Released: 2015, Indie Recordings
Reviewer: Peter Atkinson
Norway’s Keep of Kalessin come in to Epistemology with quite a bit to prove after their adventures, sonic and otherwise, of the last five years or so. Gone is frontman Thebon, dismissed two years ago, with guitarist/band leader Arnt “Obsidian C.” Grønbech taking over on vocals. And there lingers some bad taste and consternation from “The Dragontower” episode leading up to and through the release of the band’s last album, Reptilian, in 2010.
You may recall the band entered the track, a rather harmless mainstream metal anthem – but one that was way out of character for this formerly imposing black metal outfit for whom Mayhem frontman Attila Csihar once had sung – in Norway's Melodi Grand Prix. It was brazen move, to be sure, but not one that's going to do much for the band's credibility, even if it did gain them more exposure. The song then was included on Reptilian where, despite Keep's sound having morphed in a sort of blackened power/death metal, it still stood out like the proverbial turd in the punch bowl.
With Epistemology, Keep Of Kalessin return a bit leaner physically – now as a trio – but even more grandiose, and occasionally meaner, musically than they were during much of the “Thebon era.” Despite the added vocal responsibilities, Grønbech doesn't exactly take it easy on himself on the band's sixth full-length, which is epic in every sense of the word and should present quite a challenge when its material is played live.
After a quick electronic/choral intro, the band launch into “The Spiritual Relief,” a nearly 10-minute tornado aswirl with slashing guitars, back and forth clean and growled singing and drummer Vegar "Vyl" Larsen's spray-gun tempos and fills. The rest of the album pretty much follows suit.
“Dark Divinity” is at once more brutal and more accessible, its light-speed beginning and end sandwiching groove-laden passages that are rather catchy, yet far less calculating than “Dragontower's” shenanigans. “The Grand Design” churns and burns with more menace, as Grønbech largely keeps his vocals at a simmering growl and his typically shimmering riffing takes on a deeper, punchier tone.
Yet, as is the case with darn near every track on Epistemology, “Design,” at 7:36, is probably two minutes too long, with its, well, grand, more melodic section near the end seeming unnecessary and out of place.

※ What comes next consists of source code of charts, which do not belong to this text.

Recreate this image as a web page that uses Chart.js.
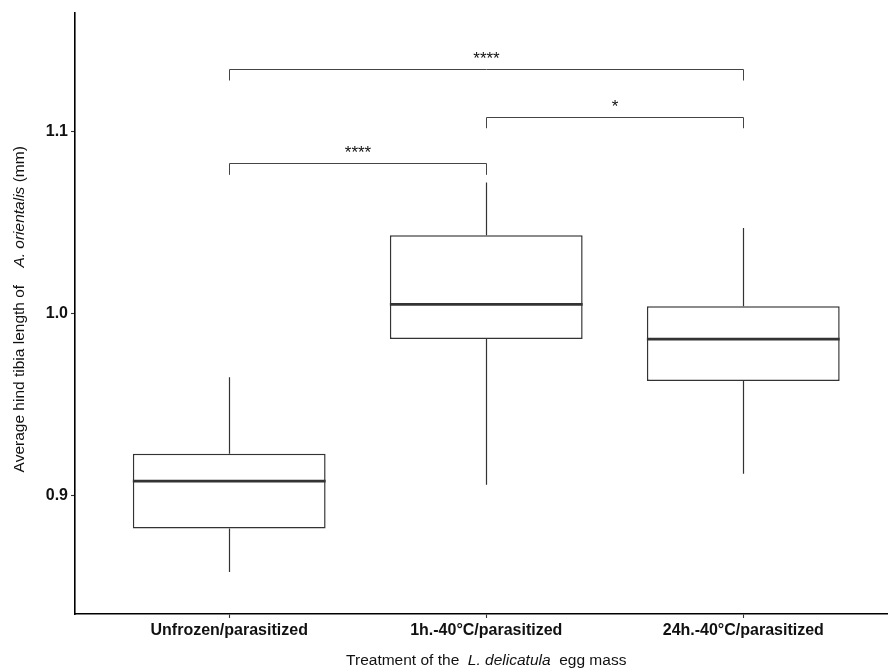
<!DOCTYPE html>
<html>
<head>
<meta charset="utf-8">
<script src="https://cdn.jsdelivr.net/npm/chart.js@4/dist/chart.umd.min.js"></script>
<style>
  html, body { margin: 0; padding: 0; background: #fff; }
  #wrap { width: 888px; height: 669px; }
</style>
</head>
<body>
<div id="wrap"><canvas id="chart" width="888" height="669"></canvas></div>
<script>
// Treatment groups and box-plot statistics of hind tibia length (mm)
const categories = ['Unfrozen/parasitized', '1h.-40°C/parasitized', '24h.-40°C/parasitized'];
const whiskerLow  = [0.858, 0.906, 0.912];
const q1          = [0.882, 0.986, 0.963];
const median      = [0.908, 1.005, 0.986];
const q3          = [0.923, 1.043, 1.004];
const whiskerHigh = [0.965, 1.072, 1.047];
const yTicks = [0.9, 1.0, 1.1];

// Pairwise significance brackets: group indices (1-based), bracket height, label
const bracketFrom   = [1, 2, 1];
const bracketTo     = [2, 3, 3];
const bracketLevel  = [1.0826, 1.1082, 1.1344];
const bracketLabels = ['****', '*', '****'];
const bracketTip = 0.0064;

const FONT = '"Liberation Sans", Arial, Helvetica, sans-serif';
const INK = '#333333';

const boxPlotExtras = {
  id: 'boxPlotExtras',
  beforeDatasetsDraw(chart) {
    const { ctx, scales: { x, y } } = chart;
    ctx.save();
    ctx.strokeStyle = INK;
    ctx.lineWidth = 1.2;
    ctx.lineCap = 'butt';
    categories.forEach((c, i) => {
      const px = Math.round(x.getPixelForValue(i + 1)) + 0.5;
      ctx.beginPath();
      ctx.moveTo(px, y.getPixelForValue(whiskerHigh[i]));
      ctx.lineTo(px, y.getPixelForValue(q3[i]));
      ctx.moveTo(px, y.getPixelForValue(q1[i]));
      ctx.lineTo(px, y.getPixelForValue(whiskerLow[i]));
      ctx.stroke();
    });
    ctx.restore();
  },
  afterDatasetsDraw(chart) {
    const { ctx, scales: { x, y } } = chart;
    const meta = chart.getDatasetMeta(0);
    ctx.save();
    // median lines
    ctx.strokeStyle = INK;
    ctx.lineWidth = 2.8;
    meta.data.forEach((bar, i) => {
      const half = bar.width / 2;
      const py = y.getPixelForValue(median[i]);
      ctx.beginPath();
      ctx.moveTo(bar.x - half, py);
      ctx.lineTo(bar.x + half, py);
      ctx.stroke();
    });
    // significance brackets
    ctx.strokeStyle = '#444444';
    ctx.lineWidth = 1;
    ctx.fillStyle = '#111111';
    ctx.font = '17px ' + FONT;
    ctx.textAlign = 'center';
    ctx.textBaseline = 'alphabetic';
    bracketLabels.forEach((lab, k) => {
      const x1 = Math.round(x.getPixelForValue(bracketFrom[k])) + 0.5;
      const x2 = Math.round(x.getPixelForValue(bracketTo[k])) + 0.5;
      const yl = Math.round(y.getPixelForValue(bracketLevel[k])) + 0.5;
      const yt = y.getPixelForValue(bracketLevel[k] - bracketTip);
      ctx.beginPath();
      ctx.moveTo(x1, yt);
      ctx.lineTo(x1, yl);
      ctx.lineTo(x2, yl);
      ctx.lineTo(x2, yt);
      ctx.stroke();
      ctx.fillText(lab, (x1 + x2) / 2, yl - 6);
    });
    ctx.restore();
  },
  afterDraw(chart) {
    const { ctx, chartArea, scales: { x } } = chart;
    ctx.save();
    ctx.fillStyle = '#111111';
    ctx.textBaseline = 'middle';
    const drawRuns = (runs, cx, cy) => {
      let total = 0;
      runs.forEach(r => { ctx.font = r.font; r.w = ctx.measureText(r.text).width; total += r.w; });
      let cur = cx - total / 2;
      ctx.textAlign = 'left';
      runs.forEach(r => { ctx.font = r.font; ctx.fillText(r.text, cur, cy); cur += r.w; });
    };
    const reg = '15.5px ' + FONT;
    const ita = 'italic 15.5px ' + FONT;
    // x-axis title, centred on the full panel (0.4 .. 3.6)
    const panelMid = (x.getPixelForValue(0.4) + x.getPixelForValue(3.6)) / 2;
    drawRuns([
      { text: 'Treatment of the  ', font: reg },
      { text: 'L. delicatula', font: ita },
      { text: '  egg mass', font: reg }
    ], panelMid, 661);
    // y-axis title
    ctx.translate(20, (chartArea.top + chartArea.bottom) / 2 - 4);
    ctx.rotate(-Math.PI / 2);
    drawRuns([
      { text: 'Average hind tibia length of    ', font: reg },
      { text: 'A. orientalis', font: ita },
      { text: ' (mm)', font: reg }
    ], 0, 0);
    ctx.restore();
  }
};

new Chart(document.getElementById('chart'), {
  type: 'bar',
  data: {
    datasets: [{
      data: categories.map((c, i) => ({ x: i + 1, y: [q1[i], q3[i]] })),
      backgroundColor: '#ffffff',
      borderColor: INK,
      borderWidth: 1.5,
      borderSkipped: false,
      barPercentage: 0.75,
      categoryPercentage: 1
    }]
  },
  options: {
    responsive: false,
    animation: false,
    devicePixelRatio: 1,
    layout: { padding: { top: 12, left: 0, right: 0, bottom: 0 } },
    plugins: { legend: { display: false }, tooltip: { enabled: false } },
    scales: {
      x: {
        type: 'linear',
        offset: false,
        min: 0.4,
        max: 3.563,
        afterBuildTicks: s => { s.ticks = [1, 2, 3].map(v => ({ value: v })); },
        afterFit: s => { s.height = 55; },
        ticks: {
          autoSkip: false,
          maxRotation: 0,
          padding: 3,
          color: '#111111',
          font: { family: FONT, size: 16, weight: 'bold' },
          callback: v => categories[v - 1]
        },
        grid: { offset: false, drawOnChartArea: false, tickLength: 4, tickColor: INK, tickWidth: 1.1 },
        border: { color: '#000000', width: 1.6 }
      },
      y: {
        type: 'linear',
        min: 0.835,
        max: 1.1653,
        afterBuildTicks: s => { s.ticks = yTicks.map(v => ({ value: v })); },
        afterFit: s => { s.width = 75; },
        ticks: {
          padding: 3,
          color: '#111111',
          font: { family: FONT, size: 16, weight: 'bold' },
          callback: v => v.toFixed(1)
        },
        grid: { drawOnChartArea: false, tickLength: 4, tickColor: INK, tickWidth: 1.1 },
        border: { color: '#000000', width: 1.6 }
      }
    }
  },
  plugins: [boxPlotExtras]
});
</script>
</body>
</html>
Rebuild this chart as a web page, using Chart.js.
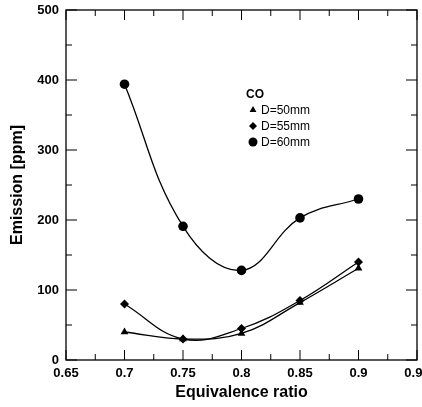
<!DOCTYPE html>
<html>
<head>
<meta charset="utf-8">
<script src="https://cdn.jsdelivr.net/npm/chart.js@4/dist/chart.umd.min.js"></script>
<style>
  html, body { margin: 0; padding: 0; background: #fff; }
  #wrap { width: 422px; height: 407px; }
</style>
</head>
<body>
<div id="wrap"><canvas id="emissionChart" width="422" height="407"></canvas></div>
<script>
// Equivalence ratio values (x) and CO emission per burner diameter
const phi = [0.7, 0.75, 0.8, 0.85, 0.9];
const coD50 = [40, 30, 38, 82, 131];
const coD55 = [80, 30, 45, 85, 140];
const coD60 = [394, 191, 128, 203, 230];

const seriesNames = ['D=50mm', 'D=55mm', 'D=60mm'];
const seriesMarkers = ['triangle', 'rectRot', 'circle'];
const legendTitle = 'CO';

// Axis ticks
const xTicks = [0.65, 0.7, 0.75, 0.8, 0.85, 0.9, 0.95];
const yTicks = [0, 100, 200, 300, 400, 500];

const fontFamily = "'Liberation Sans', Arial, sans-serif";

function toPoints(values) {
    return values.map((v, i) => ({ x: phi[i], y: v }));
}

// Box around the plot with inward ticks on all four sides
const frameTicks = {
    id: 'frameTicks',
    afterDraw(chart) {
        const { ctx, chartArea: a, scales: { x, y } } = chart;
        ctx.save();
        ctx.strokeStyle = '#000';
        ctx.lineWidth = 1.3;
        ctx.strokeRect(a.left, a.top, a.right - a.left, a.bottom - a.top);

        ctx.lineWidth = 1;
        ctx.beginPath();
        xTicks.forEach((v, i) => {
            const p = x.getPixelForValue(v);
            ctx.moveTo(p, a.bottom); ctx.lineTo(p, a.bottom - 10);
            ctx.moveTo(p, a.top); ctx.lineTo(p, a.top + 10);
            if (i < xTicks.length - 1) {
                const m = x.getPixelForValue((v + xTicks[i + 1]) / 2);
                ctx.moveTo(m, a.bottom); ctx.lineTo(m, a.bottom - 6);
                ctx.moveTo(m, a.top); ctx.lineTo(m, a.top + 6);
            }
        });
        yTicks.forEach((v, i) => {
            const p = y.getPixelForValue(v);
            ctx.moveTo(a.left, p); ctx.lineTo(a.left + 11, p);
            ctx.moveTo(a.right, p); ctx.lineTo(a.right - 11, p);
            if (i < yTicks.length - 1) {
                const m = y.getPixelForValue((v + yTicks[i + 1]) / 2);
                ctx.moveTo(a.left, m); ctx.lineTo(a.left + 6, m);
                ctx.moveTo(a.right, m); ctx.lineTo(a.right - 6, m);
            }
        });
        ctx.stroke();
        ctx.restore();
    }
};

// Legend drawn inside the plot area
const insideLegend = {
    id: 'insideLegend',
    afterDraw(chart) {
        const { ctx } = chart;
        ctx.save();
        ctx.fillStyle = '#000';
        ctx.strokeStyle = '#000';
        ctx.textBaseline = 'middle';
        ctx.textAlign = 'left';
        ctx.font = 'bold 12px ' + fontFamily;
        ctx.fillText(legendTitle, 246, 95);
        ctx.font = '12px ' + fontFamily;
        const rows = [110, 126, 142];
        seriesNames.forEach((name, i) => {
            Chart.helpers.drawPoint(ctx, {
                pointStyle: seriesMarkers[i],
                radius: i === 2 ? 4.5 : 4,
                rotation: 0,
                borderWidth: 0
            }, 253, rows[i]);
            ctx.fillStyle = '#000';
            ctx.fillText(name, 261, rows[i] + 1);
        });
        ctx.restore();
    }
};

document.addEventListener('DOMContentLoaded', function() {
    const datasets = [coD50, coD55, coD60].map((values, i) => ({
        label: seriesNames[i],
        data: toPoints(values),
        borderColor: '#000',
        backgroundColor: '#000',
        borderWidth: 1.3,
        pointStyle: seriesMarkers[i],
        pointRadius: i === 2 ? 4.8 : 4.5,
        pointBorderWidth: 0,
        tension: 0.4,
        fill: false
    }));

    new Chart(document.getElementById('emissionChart'), {
        type: 'line',
        data: { datasets: datasets },
        options: {
            responsive: false,
            animation: false,
            devicePixelRatio: 1,
            layout: { padding: { top: 10, right: 5, left: 0, bottom: 0 } },
            plugins: {
                legend: { display: false },
                tooltip: { enabled: false }
            },
            scales: {
                x: {
                    type: 'linear',
                    min: 0.65,
                    max: 0.95,
                    afterBuildTicks: s => { s.ticks = xTicks.map(v => ({ value: v })); },
                    afterFit: s => {
                        s.height = 47;
                        s.paddingLeft = 0;
                        s.paddingRight = 0;
                    },
                    grid: { display: false, drawTicks: false },
                    border: { display: false },
                    ticks: {
                        color: '#000',
                        padding: 6,
                        maxRotation: 0,
                        autoSkip: false,
                        font: { family: fontFamily, size: 13, weight: 'bold' },
                        callback: v => String(Math.round(v * 100) / 100)
                    },
                    title: {
                        display: true,
                        text: 'Equivalence ratio',
                        color: '#000',
                        padding: { top: 0, bottom: 5 },
                        font: { family: fontFamily, size: 16, weight: 'bold' }
                    }
                },
                y: {
                    min: 0,
                    max: 500,
                    afterBuildTicks: s => { s.ticks = yTicks.map(v => ({ value: v })); },
                    afterFit: s => {
                        s.width = 66;
                        s.paddingTop = 0;
                        s.paddingBottom = 0;
                    },
                    grid: { display: false, drawTicks: false },
                    border: { display: false },
                    ticks: {
                        color: '#000',
                        padding: 7,
                        font: { family: fontFamily, size: 13, weight: 'bold' }
                    },
                    title: {
                        display: true,
                        text: 'Emission [ppm]',
                        color: '#000',
                        padding: { top: 8, bottom: 0 },
                        font: { family: fontFamily, size: 16, weight: 'bold' }
                    }
                }
            }
        },
        plugins: [frameTicks, insideLegend]
    });
});
</script>
</body>
</html>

Like “Divinity,” the 7:19 “Necropolis” boasts a welcome, rather natural groove, but flogs its to death with three minutes of outro over Vyl's “Metal Gods” like drum clomp.
Stripped of all its excess, Epistemology would easily have room for another song, especially one like the viciously efficient “Universal Core,” a four-minute flamethrower that pairs blast beats with Grønbech's impossibly melodic guitar buzz-saw. It's the best, most viscerally satisfying track on the album by a long shot. “Introspection,” which appeared on an EP of the same name about a year or so ago, is more, for the most part, restrained with soaring verses, a mean-ass guitar solo and, at just five minutes, boasts little padding. The title track, however, brings the album to a staggering close with nearly 10 minutes of histrionics that almost certainly would have been more effective in half the time.
Despite its bloat, Epistemology puts Keep Of Kalessin on firmer footing following the “Dragontower” slippery slope. There are plenty of genuinely stellar moments here. Grønbech proves himself a more than able vocalist with surprisingly effective range and his songs here weave together melody and brutality with a natural aplomb. It's just a shame he doesn't seem to know when to say “when.”